A classic moral psychology dilemma invites us to contemplate a runaway trolley headed for five people who are tied to the tracks and destined for death—unless you pull a lever that diverts the trolley to a side track where it would kill one person. So, do you: a) do nothing and allow five people to die, or b) take an action that causes one person’s death?
Utilitarian ethics would admonish you to pull the lever and save lives. But doing so, says an alternative “deontological” perspective, would involve you in a moral wrong and make you actively responsible for someone’s death.
The trolley problem is now playing out on the world stage in the medical ethics surrounding COVID-19 vaccine development. Developing a safe and effective coronavirus vaccine will reportedly take many months, as researchers vaccinate thousands of people with a trial vaccine or placebo, then allow time for the natural course of events to expose some to the virus. Meanwhile, hundreds of thousands of the world’s people may die, and rates of poverty and its associated ills will soar.
Some ethicists, and 35 U.S. Congress members, have therefore proposed speeding up vaccine development with “human challenge” experiments—double-blind clinical trials that expose minimally-at-risk young adult volunteers to the virus, with all volunteers then being followed for a medically supervised quarantine period. This is not a mere hypothetical idea: Thousands of people have already volunteered to participate.
So, should we proactively expose a relative few to infection in hopes of sparing the lives and livelihoods of so many more? This real-life trolley problem offers a provocative discussion topic for your class or dinner table. Here are arguments I’ve heard on each side of this issue:
- We should not solicit volunteers for experiments that infect people, even young adults:
- Exploitation. Young people have a natural tendency to believe themselves invincible, and we would be exploiting their natural “unrealistic optimism” in asking for volunteers. With the offer of pay, poor people might be especially vulnerable to exploitation.
- History. The horrific history of unethical medical experimentation provides a cautionary tale. Remember the revolting medical experiments done by the Nazis on those unwilling and the Tuskegee syphilis experiment on those unwitting.
- Unintended consequences. As a recent Science article explained, we don’t yet know anything about potential long-term health consequences from having been afflicted with COVID. There have been questions about whether people who get very sick, for example, will ever recover full lung function, and many of those placed on ventilators suffer lingering neurological deficits. There have also been reports of young COVID sufferers experiencing kidney damage, blood clots, circulatory problems (“COVID toe”), and a post-infection inflammatory response.
- Unethical. “I cannot imagine that this would be ethical,” said one vaccine researcher. We should not induce humans to serve as guinea pigs in an experiment with unknown consequences. Would you want one of your own children to volunteer for a human challenge experiment? What about the Hippocratic oath: “First do no harm”?
- We should conduct human challenge experiments:
- Little risk. The risk to younger adults would be minimal. Among COVID deaths in the U.S., very few—.001—have been to people ages 15 to 24.
- Humanitarian purpose.
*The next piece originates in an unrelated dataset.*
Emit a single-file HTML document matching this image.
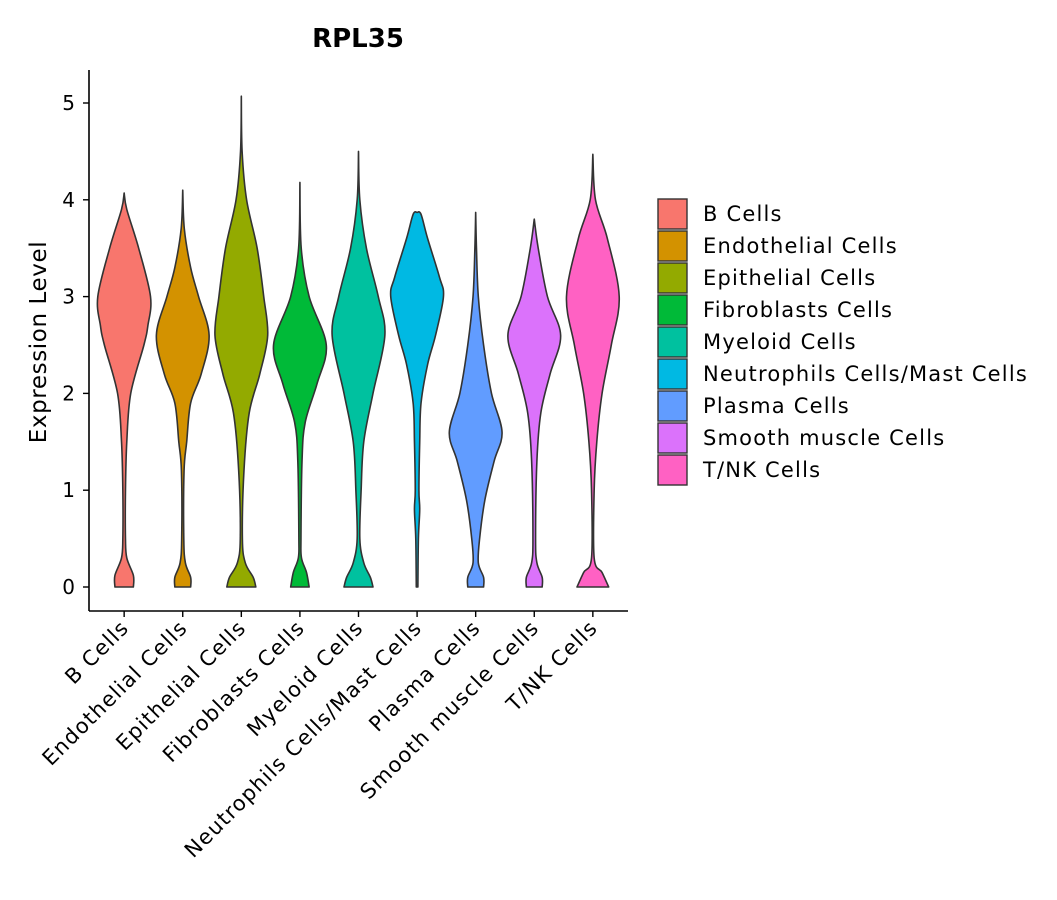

If, by taking less lethal risk than taken each year by driving a car, young adult volunteers could save countless thousands of lives, is that not a net good? Don’t we owe it to our at-risk elders?
- Mere acceleration of exposure. One could conduct the experiment in a city—or a country such as Sweden—where volunteers might simply be accelerating the timeline for their likely exposure and subsequent likely immunity.
- The moral logic. Where is the moral logic in sending young adults into combat zones, where the risks are vastly greater and the moral outcome often more ambiguous, while denying young volunteers their wish to serve humanity? “If healthy volunteers, fully informed about the risks, are willing to help fight the pandemic by aiding promising research,” argue ethicists Peter Singer and Richard Yetter Chappell, “there are strong moral reasons to gratefully accept their help. To refuse it would implicitly subject others to still graver risks.”
What do you (or your students or companions) think? And what risk/benefit ratio might change your answer?
- If you oppose a human challenge experiment, is there some minimal level of risk and some magnitude of benefit that would lead you to support it?
- If you support a human challenge experiment, what level of risk or what constraint on the benefit might lead you to oppose it?